Risotto With Nettles

Nettles are a bit like spinach, a bit like arugula, and once they are defanged, they make wonderful pasta, soups and sauces—and this risotto from Anna Del Conte. But if the hunt for nettles doesn’t appeal (you can sometimes find them in farmers markets), feel free to substitute the aforementioned spinach or arugula. It won’t be quite the same, but the spirit will be Anna’s.

Recipe by Anna Del Conte.
Adapted from Risotto With Nettles: A Memoir With Recipes.
Ingredients
  1. 300g nettle shoots (or spinach or arugula)
  2. Sea salt
  3. 2 shallots or 1 small onion, very finely chopped
  4. 60g unsalted butter
  5. 1 liter vegetable stock
  6. 300g Arborio rice
  7. 4 tablespoons double cream
  8. 60g freshly grated Parmesan cheese
Instructions
  1. If using nettles, pick the leaves and discard the stalks. Wash in 2 or 3 changes of water.

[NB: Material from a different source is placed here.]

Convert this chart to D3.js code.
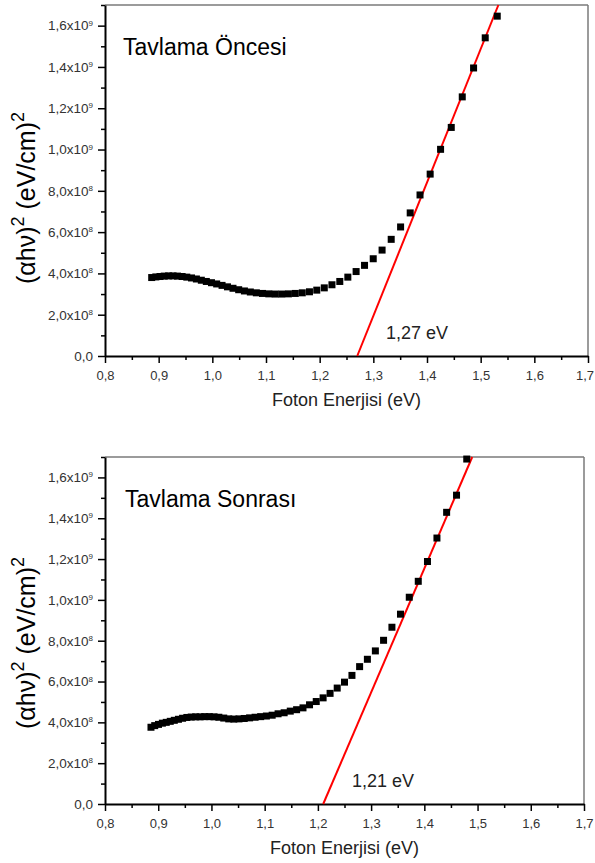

Put nettles in a saucepan with 1 teaspoon salt and boil over high heat until cooked. Drain the greens, but keep the liquid (put nettles in a sieve over a bowl to catch the liquid).
  2. Sauté the onions (or shallots) in some of the butter, very gently, till soft. Heat the stock and keep at a simmer.
  3. Chop the drained nettles (or other greens) coarsely and add to the onions or shallots. Sauté for a minute, stirring constantly, then add the rice and fry until the outsides of the grains are translucent.
  4. Pour the nettle liquid into the simmering stock and then add about 150ml of stock to the rice. Mix well. Once absorbed, add another ladleful and continue adding and stirring (frequently but not all the time) until the rice is cooked. Should take about 20 minutes.
  5. Take the pan off the heat, add the cream, the rest of the butter and the cheese. Leave it to rest for a couple of minutes, then stir vigorously to incorporate the butter and cheese so that the risotto becomes creamy. Serve immediately, sprinkling over the remaining cheese.